== Data section

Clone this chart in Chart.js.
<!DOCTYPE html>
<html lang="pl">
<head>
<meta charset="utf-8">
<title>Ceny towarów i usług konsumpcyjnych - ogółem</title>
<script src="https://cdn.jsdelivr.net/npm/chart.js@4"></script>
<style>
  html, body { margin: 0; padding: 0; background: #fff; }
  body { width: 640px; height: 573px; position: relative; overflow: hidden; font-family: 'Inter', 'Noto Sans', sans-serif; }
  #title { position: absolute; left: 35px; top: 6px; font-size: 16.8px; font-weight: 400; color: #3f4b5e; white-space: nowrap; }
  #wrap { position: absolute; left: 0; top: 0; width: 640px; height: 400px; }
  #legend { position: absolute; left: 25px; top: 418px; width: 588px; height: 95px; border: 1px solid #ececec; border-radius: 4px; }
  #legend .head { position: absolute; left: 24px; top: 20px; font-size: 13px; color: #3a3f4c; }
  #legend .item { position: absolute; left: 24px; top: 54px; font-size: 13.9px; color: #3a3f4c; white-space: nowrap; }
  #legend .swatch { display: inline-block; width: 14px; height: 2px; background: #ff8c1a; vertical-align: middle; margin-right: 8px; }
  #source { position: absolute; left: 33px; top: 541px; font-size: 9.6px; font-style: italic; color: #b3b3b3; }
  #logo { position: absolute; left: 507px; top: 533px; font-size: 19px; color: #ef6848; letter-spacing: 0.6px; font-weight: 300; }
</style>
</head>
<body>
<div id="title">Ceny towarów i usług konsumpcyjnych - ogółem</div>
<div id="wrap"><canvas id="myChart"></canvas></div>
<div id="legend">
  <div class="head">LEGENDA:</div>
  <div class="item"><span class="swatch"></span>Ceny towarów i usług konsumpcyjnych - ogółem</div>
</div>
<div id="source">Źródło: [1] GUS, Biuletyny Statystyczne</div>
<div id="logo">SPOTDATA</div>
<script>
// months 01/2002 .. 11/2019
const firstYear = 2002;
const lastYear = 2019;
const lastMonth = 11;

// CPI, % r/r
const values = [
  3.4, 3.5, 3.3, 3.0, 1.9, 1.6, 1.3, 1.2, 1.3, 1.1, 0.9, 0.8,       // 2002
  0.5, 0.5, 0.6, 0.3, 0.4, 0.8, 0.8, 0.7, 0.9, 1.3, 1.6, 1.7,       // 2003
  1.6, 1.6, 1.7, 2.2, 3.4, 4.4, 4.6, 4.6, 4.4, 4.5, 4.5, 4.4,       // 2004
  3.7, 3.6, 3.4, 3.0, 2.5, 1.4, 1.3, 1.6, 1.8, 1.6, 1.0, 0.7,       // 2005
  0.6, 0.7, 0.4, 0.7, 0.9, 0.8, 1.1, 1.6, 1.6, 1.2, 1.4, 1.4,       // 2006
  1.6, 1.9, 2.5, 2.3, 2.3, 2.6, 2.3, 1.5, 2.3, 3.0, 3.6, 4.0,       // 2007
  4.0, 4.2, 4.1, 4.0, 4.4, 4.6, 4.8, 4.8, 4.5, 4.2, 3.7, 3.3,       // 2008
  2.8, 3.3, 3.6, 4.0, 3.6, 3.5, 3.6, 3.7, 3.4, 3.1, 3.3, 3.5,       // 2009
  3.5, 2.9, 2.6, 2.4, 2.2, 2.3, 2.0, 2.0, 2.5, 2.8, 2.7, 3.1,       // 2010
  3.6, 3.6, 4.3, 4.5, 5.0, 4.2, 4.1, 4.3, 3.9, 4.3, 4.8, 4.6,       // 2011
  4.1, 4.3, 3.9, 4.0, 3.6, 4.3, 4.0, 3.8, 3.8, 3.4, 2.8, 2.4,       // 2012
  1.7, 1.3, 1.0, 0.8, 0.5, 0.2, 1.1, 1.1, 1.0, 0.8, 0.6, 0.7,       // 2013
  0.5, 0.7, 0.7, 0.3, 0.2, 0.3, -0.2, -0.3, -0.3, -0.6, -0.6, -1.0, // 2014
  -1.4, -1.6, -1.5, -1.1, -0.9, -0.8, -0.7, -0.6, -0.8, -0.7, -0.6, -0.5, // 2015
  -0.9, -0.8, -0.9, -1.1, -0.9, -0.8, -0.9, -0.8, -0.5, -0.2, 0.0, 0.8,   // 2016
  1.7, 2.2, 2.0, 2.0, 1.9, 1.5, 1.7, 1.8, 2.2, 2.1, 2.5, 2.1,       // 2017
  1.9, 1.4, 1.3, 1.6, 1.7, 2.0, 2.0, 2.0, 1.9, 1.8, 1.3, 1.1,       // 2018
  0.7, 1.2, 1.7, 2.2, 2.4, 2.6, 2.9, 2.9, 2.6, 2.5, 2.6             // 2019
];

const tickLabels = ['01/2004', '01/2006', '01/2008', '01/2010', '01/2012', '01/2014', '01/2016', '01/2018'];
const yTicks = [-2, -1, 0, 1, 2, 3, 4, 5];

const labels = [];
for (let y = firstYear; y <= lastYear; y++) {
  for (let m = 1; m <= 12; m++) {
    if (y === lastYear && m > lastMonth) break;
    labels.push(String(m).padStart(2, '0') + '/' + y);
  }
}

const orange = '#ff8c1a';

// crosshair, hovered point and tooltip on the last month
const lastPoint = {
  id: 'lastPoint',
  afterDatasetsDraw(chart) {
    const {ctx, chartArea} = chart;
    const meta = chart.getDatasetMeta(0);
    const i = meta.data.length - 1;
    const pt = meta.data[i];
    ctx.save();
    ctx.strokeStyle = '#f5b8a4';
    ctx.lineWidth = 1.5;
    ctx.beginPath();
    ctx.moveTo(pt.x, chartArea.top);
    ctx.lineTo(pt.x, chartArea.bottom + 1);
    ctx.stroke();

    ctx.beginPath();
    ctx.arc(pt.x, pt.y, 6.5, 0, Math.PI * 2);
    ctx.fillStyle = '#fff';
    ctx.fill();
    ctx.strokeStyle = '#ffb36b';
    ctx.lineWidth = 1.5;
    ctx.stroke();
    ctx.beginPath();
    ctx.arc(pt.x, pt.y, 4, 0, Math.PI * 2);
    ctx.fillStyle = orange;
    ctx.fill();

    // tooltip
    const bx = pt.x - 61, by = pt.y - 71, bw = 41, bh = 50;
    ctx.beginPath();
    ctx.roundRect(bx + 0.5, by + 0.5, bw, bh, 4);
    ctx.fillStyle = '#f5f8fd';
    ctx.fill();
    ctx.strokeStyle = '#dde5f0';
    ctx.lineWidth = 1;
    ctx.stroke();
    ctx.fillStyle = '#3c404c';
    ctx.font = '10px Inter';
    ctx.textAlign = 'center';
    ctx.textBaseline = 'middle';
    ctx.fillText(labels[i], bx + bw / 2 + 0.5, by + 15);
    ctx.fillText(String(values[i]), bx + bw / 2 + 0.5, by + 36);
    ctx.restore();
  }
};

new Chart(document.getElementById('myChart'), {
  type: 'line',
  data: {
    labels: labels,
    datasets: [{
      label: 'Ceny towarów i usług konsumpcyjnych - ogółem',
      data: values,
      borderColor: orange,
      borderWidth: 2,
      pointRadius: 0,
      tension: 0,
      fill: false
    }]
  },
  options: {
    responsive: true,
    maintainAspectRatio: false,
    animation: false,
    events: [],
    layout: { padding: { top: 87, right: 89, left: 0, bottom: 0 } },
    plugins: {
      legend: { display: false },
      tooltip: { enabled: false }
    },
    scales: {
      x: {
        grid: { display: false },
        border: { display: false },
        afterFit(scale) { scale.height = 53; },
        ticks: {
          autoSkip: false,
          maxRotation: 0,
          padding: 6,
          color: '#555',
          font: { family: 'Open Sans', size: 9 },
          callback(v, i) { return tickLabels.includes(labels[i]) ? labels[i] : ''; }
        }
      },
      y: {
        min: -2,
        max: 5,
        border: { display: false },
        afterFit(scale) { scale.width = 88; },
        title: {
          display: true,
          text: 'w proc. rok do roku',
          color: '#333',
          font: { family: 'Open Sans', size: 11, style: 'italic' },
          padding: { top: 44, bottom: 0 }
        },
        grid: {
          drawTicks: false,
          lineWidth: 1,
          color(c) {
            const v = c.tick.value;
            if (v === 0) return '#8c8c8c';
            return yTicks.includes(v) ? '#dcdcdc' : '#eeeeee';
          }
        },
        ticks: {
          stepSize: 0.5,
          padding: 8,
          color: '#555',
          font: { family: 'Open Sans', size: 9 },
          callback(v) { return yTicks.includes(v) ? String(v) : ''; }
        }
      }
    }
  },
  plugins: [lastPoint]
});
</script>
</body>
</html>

====

▶ Problem to solve:
Return nothing but the lines from the first line of the listing through the line with "const lastMonth = 11;", please, keeping every one of them unchanged.

▶ Answer to the problem:
Clone this chart in Chart.js.
<!DOCTYPE html>
<html lang="pl">
<head>
<meta charset="utf-8">
<title>Ceny towarów i usług konsumpcyjnych - ogółem</title>
<script src="https://cdn.jsdelivr.net/npm/chart.js@4"></script>
<style>
  html, body { margin: 0; padding: 0; background: #fff; }
  body { width: 640px; height: 573px; position: relative; overflow: hidden; font-family: 'Inter', 'Noto Sans', sans-serif; }
  #title { position: absolute; left: 35px; top: 6px; font-size: 16.8px; font-weight: 400; color: #3f4b5e; white-space: nowrap; }
  #wrap { position: absolute; left: 0; top: 0; width: 640px; height: 400px; }
  #legend { position: absolute; left: 25px; top: 418px; width: 588px; height: 95px; border: 1px solid #ececec; border-radius: 4px; }
  #legend .head { position: absolute; left: 24px; top: 20px; font-size: 13px; color: #3a3f4c; }
  #legend .item { position: absolute; left: 24px; top: 54px; font-size: 13.9px; color: #3a3f4c; white-space: nowrap; }
  #legend .swatch { display: inline-block; width: 14px; height: 2px; background: #ff8c1a; vertical-align: middle; margin-right: 8px; }
  #source { position: absolute; left: 33px; top: 541px; font-size: 9.6px; font-style: italic; color: #b3b3b3; }
  #logo { position: absolute; left: 507px; top: 533px; font-size: 19px; color: #ef6848; letter-spacing: 0.6px; font-weight: 300; }
</style>
</head>
<body>
<div id="title">Ceny towarów i usług konsumpcyjnych - ogółem</div>
<div id="wrap"><canvas id="myChart"></canvas></div>
<div id="legend">
  <div class="head">LEGENDA:</div>
  <div class="item"><span class="swatch"></span>Ceny towarów i usług konsumpcyjnych - ogółem</div>
</div>
<div id="source">Źródło: [1] GUS, Biuletyny Statystyczne</div>
<div id="logo">SPOTDATA</div>
<script>
// months 01/2002 .. 11/2019
const firstYear = 2002;
const lastYear = 2019;
const lastMonth = 11;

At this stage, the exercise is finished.